Step into spring wearing these sneakers. Venice label No.One makes luxury kicks starting at $575
No.One co-founder Mark Gainor speaks about his bespoke sneaker company, based in Venice.
Nestled in the heart of Venice on Lincoln Boulevard is a sneaker atelier probably unlike anything you’ve seen before. That’s because no design idea appears to be too far-fetched for California sneaker gurus Mark Gainor, a former creative director at Native Shoes, and Jimmy Gorecki, a former pro-skateboarder.
The duo works together on the No.One sneaker label founded last year by Gainor, and pull from an extreme of possibilities to make the luxury footwear. Think pink pony hair, hand-painted buffalo hide, supple hunting suede, deconstructed vintage German army Gore-Tex and basketball leather used as material for the often imaginative sneakers.
For the record:
10:10 a.m. March 23, 2018A previous version of this story said the No.One sneaker brand was co-founded by Jimmy Gorecki and Mark Gainor. The footwear label was founded by Mark Gainor.
No.One specializes in the micro-production of high-end handmade sneakers. Prices for sneakers from the label go from $575 to $750, while its bespoke sneakers start at $1,000. The line is sold at Union on La Brea Avenue in Los Angeles; in-store at No.One’s space by appointment only; and online at no-one.la.
The label’s close-knit team of four full shoemakers and two junior shoemakers stitch together the disciplines of art, craftsmanship and technology to create the bespoke sneakers, designed to have personalities of their own. Gainor called No.One’s lineup “post-skating-boarding sneakers,” meaning the sneakers hit the sweet spot between wearability and luxury.
Also helping to make sure the label stands out in the crowded footwear category is a new range of shoes, which is released monthly and generally takes two weeks to make. For March, for example, No.One dropped its Mud Cloth Charlie sneaker, made of indigo mud cloth that was sourced from the West African country Mali.
From a production standpoint, Gainor said No.One prides itself on obsession-level attention to detail and the lifetime warranty on all of its shoes. The name of the brand, he said, speaks to the idea that no one is bigger than the brand, and every person who works at the label’s studio has an equally important role.
That’s something he knows well. Gainor stumbled into the shoe business about nine years ago through graphic design roles at footwear labels Gourmet and Native Shoes. During his tenure at Native Shoes, he often traveled to China, where he was exposed to traditional methods of shoe-making. He said he fell in love with the physicality of making shoes and the magic of the process, which involves going from two-dimensional flat objects to three-dimensional pieces.
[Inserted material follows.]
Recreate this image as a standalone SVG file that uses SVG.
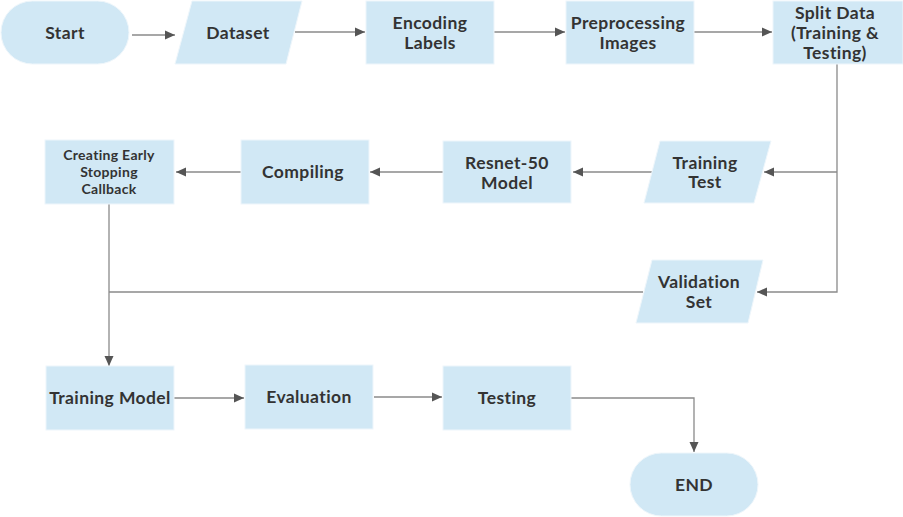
<svg xmlns="http://www.w3.org/2000/svg" width="903" height="517" viewBox="0 0 903 517">
<style>
.n{fill:#d1e8f5;stroke:#eef6fb;stroke-width:1}
.t{font-family:"Lato","Open Sans",sans-serif;font-weight:700;font-size:17.5px;letter-spacing:0.4px;fill:#333;text-anchor:middle}
.s{font-size:14px;letter-spacing:0.3px}
.c{fill:none;stroke:#8a8a8a;stroke-width:1.3}
</style>
<defs>
<marker id="a" markerUnits="userSpaceOnUse" markerWidth="12" markerHeight="10" refX="10" refY="5" orient="auto">
<path d="M0,0.5 L10,5 L0,9.5 Z" fill="#555"/>
</marker>
</defs>
<rect width="903" height="517" fill="#fff"/>
<g id="connectors">
<path class="c" d="M132,35 H175" marker-end="url(#a)"/>
<path class="c" d="M295,32 H365" marker-end="url(#a)"/>
<path class="c" d="M494,32 H565" marker-end="url(#a)"/>
<path class="c" d="M694,32 H772" marker-end="url(#a)"/>
<path class="c" d="M837,64 V292 H757" marker-end="url(#a)"/>
<path class="c" d="M837,172 H764" marker-end="url(#a)"/>
<path class="c" d="M652,172 H573" marker-end="url(#a)"/>
<path class="c" d="M443,172 H370" marker-end="url(#a)"/>
<path class="c" d="M241,172 H176" marker-end="url(#a)"/>
<path class="c" d="M643,292 H109"/>
<path class="c" d="M109,204 V366" marker-end="url(#a)"/>
<path class="c" d="M174,398 H244" marker-end="url(#a)"/>
<path class="c" d="M374,397 H442" marker-end="url(#a)"/>
<path class="c" d="M571,398 H694 V452" marker-end="url(#a)"/>
</g>
<g id="start"><rect class="n" x="1" y="1" width="128" height="63" rx="31.5"/><text class="t" x="65" y="39">Start</text></g>
<g id="dataset"><polygon class="n" points="192,1 302,1 286,64 175,64"/><text class="t" x="238" y="39">Dataset</text></g>
<g id="encoding"><rect class="n" x="366" y="1" width="128" height="63"/><text class="t" x="430" y="29">Encoding</text><text class="t" x="430" y="49">Labels</text></g>
<g id="preprocessing"><rect class="n" x="566" y="1" width="128" height="63"/><text class="t" x="628" y="29">Preprocessing</text><text class="t" x="628" y="49">Images</text></g>
<g id="split"><rect class="n" x="773" y="1" width="130" height="63"/><text class="t" x="835" y="19">Split Data</text><text class="t" x="835" y="39">(Training &amp;</text><text class="t" x="835" y="59">Testing)</text></g>
<g id="trainingtest"><polygon class="n" points="660,141 771,141 754,203 644,203"/><text class="t" x="705" y="169">Training</text><text class="t" x="705" y="188">Test</text></g>
<g id="resnet"><rect class="n" x="443" y="141" width="128" height="62"/><text class="t" x="507" y="169">Resnet-50</text><text class="t" x="507" y="189">Model</text></g>
<g id="compiling"><rect class="n" x="241" y="140" width="128" height="64"/><text class="t" x="303" y="178">Compiling</text></g>
<g id="callback"><rect class="n" x="45" y="140" width="129" height="64"/><text class="t s" x="109" y="160">Creating Early</text><text class="t s" x="109" y="177">Stopping</text><text class="t s" x="109" y="194">Callback</text></g>
<g id="validation"><polygon class="n" points="652,260 763,260 748,323 636,323"/><text class="t" x="699" y="288">Validation</text><text class="t" x="699" y="308">Set</text></g>
<g id="trainingmodel"><rect class="n" x="46" y="366" width="128" height="64"/><text class="t" x="110" y="404">Training Model</text></g>
<g id="evaluation"><rect class="n" x="245" y="365" width="128" height="64"/><text class="t" x="309" y="403">Evaluation</text></g>
<g id="testing"><rect class="n" x="443" y="366" width="128" height="64"/><text class="t" x="507" y="404">Testing</text></g>
<g id="end"><rect class="n" x="630" y="453" width="128" height="63" rx="31.5"/><text class="t" x="694" y="491">END</text></g>
</svg>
No.One hand-lasts all of its shoes, a traditional cobbling technique that separates the brand from other sneaker labels. Hand-lasting a sneaker is an involved process, one similar to the way men’s dress shoes are generally made.
“Cobbling is most definitely a dying art in the U.S.,” Gainor said. “Our company pays extreme attention to detail and honors the craft of shoe-making. Beyond that, we make one-offs of what is typically a mass-produced product, and that makes us special.”
Gainor said he and Gorecki are avid sneaker fans, and the label produces sneakers that they would want to wear themselves. Beyond their own aesthetic preferences, the two want to carve out a space within the luxury category for consumers seeking unique and limited-in-quantity sneakers.
At No.One, customers can order bespoke sneakers from three silhouettes (Alpha, Bravo and Charlie) as well as a library of leather and materials. Also, these sneakers can be personalized more through embossing and artwork.
Gainor said his favorite silhouette is the Charlie, a capped-toe sneaker with a subtle nod to the shape of the Converse Chuck Taylor. And it’s the Charlie, he said, that best embodies a laidback SoCal attitude. “It is such a California sneaker,” Gainor said. “I wear this shoe every day, and it is my favorite L.A. shoe.”
And he’s equally passionate about his feelings on the mass production of sneakers versus the small-batch approach.
“The idea of people spending a thousand dollars in a mall for a pair of shoes that looks just like someone else’s really bothers me,” Gainor said. “We take pride in the fact that our consumers have if not a one of one — then one in only a handful of sneakers. You will never see someone else with the same sneakers.”